34. "Infrasonic" means
A) lower than the range of human hearing
B) higher than the range of human hearing
C) faster than the speed of sound
D) slower than the speed of sound

35. Bats and dolphins use echolocation to navigate or the find food or to find their way without relying on sight. The frequencies they use are
A) supersonic
B) infrasonic
C) ultrasonic
D) microsonic

36. If you double the frequency of a sound wave, you also double its
A) wavelength
B) speed
C) amplitude
D) all of the above
E) none of the above

37. The range of human hearing is about
A) 10 Hz to 100 Hz
B) 50 Hz to 500 Hz
C) 50 Hz to 20 kHz
D) 1 kHz to 100 kHz

38. Sound travels fastest in
A) air (a gas)
B) water (a liquid)
C) steel (a solid)
D) vacuum

39. The speed of sound in air depends upon
A) wavelength
B) frequency
C) temperature
D) amplitude

40. Increasing the length of a vibrating string will
A) decrease its resonance frequency
B) decrease its amplitude
C) increase its amplitude
D) increase its resonance frequency

41. Ella Fitzgerald made commercials for Memorex in which she used her voice to break a wine glass.
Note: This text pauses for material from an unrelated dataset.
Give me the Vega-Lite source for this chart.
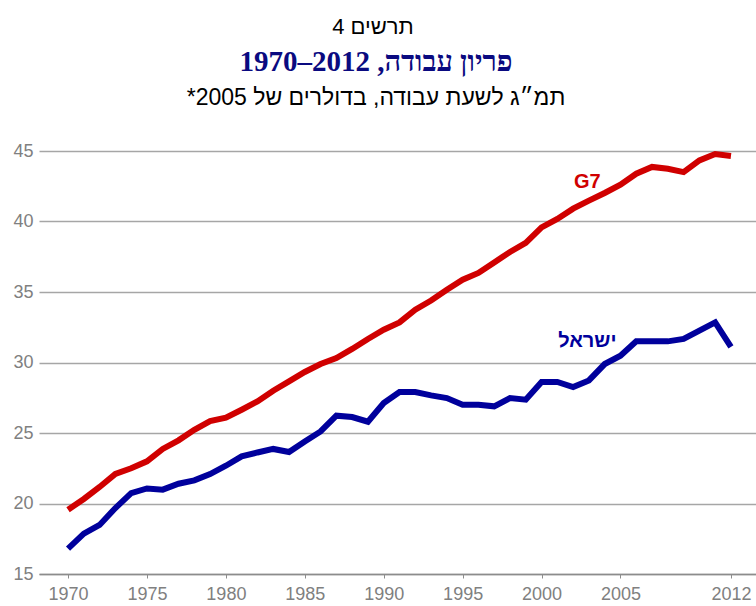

This is an example of
A) echolocation
B) reflected sound
C) ultrasonic frequencies
D) resonance

42. Beats are heard when two sounds have
A) nearly the same amplitude
B) nearly the same frequencies
C) twice the amplitude
D) exactly twice the wavelength

43. If you listen to the horn on a railroad engine as it approaches you and then recedes from you, you will notice a change in the pitch. You will hear
A) the approaching train sound lower and then go higher as it leaves.
B) the approaching train sound louder and then become softer as it leaves.
C) the approaching train sound higher and then go lower as it leaves.
D) the approaching train sound softer and then become louder as it leaves.
Yikes! This is a repeat of question 23.

44. The "pitch" of a sound is determined by its
A) overtones frequencies
B) harmonics frequencies
C) fundamental frequency
D) resonance frequencies

45. The quality or timbre -- the distincitive characteristic -- of a sound is determined by its
A) overtones or harmonics
B) amplitude or loudness
C) attack or decay
D) fundamental frequency

46. You hear beats with a frequency of 3 Hz when you strike a tuning fork that vibrates at 256 Hz and a chime. The chime has a frequency of
A) 3 x 256 Hz = 768 Hz
B) 253 Hz
and 259 Hz would also produce this same beat frequency of 3 Hz
C) 250 Hz
D) (256 / 3) Hz = 85.3 Hz

47. The fundamental frequency of a violin string is 440 hertz. The frequency of its second harmonic is
A) 110 Hz
B) 220 Hz
C) 440 Hz
D) 880 Hz

48. Consider a musical note of 440 hertz ("concert 'A'"). Two octaves higher is represented by a musical note of
A) 220 Hz
B) 880 Hz This is one octave higher.
C) 1320 Hz
D) 1760 Hz.

49. The lowest frequency present in a sound determines its
A) pitch.
This is known as the fundamental frequency.
B) amplitude.
C) beat frequency.
D) quality or timbre.

50. Suppose you play a note of a certain pitch on a violin. You can produce a lower-pitched note by
A) shortening the length of the string that is allowed to vibrate
B) increasing the tension of the string
C) decreasing the linear mass density of the string
D) lengthening the part of the string that vibrates.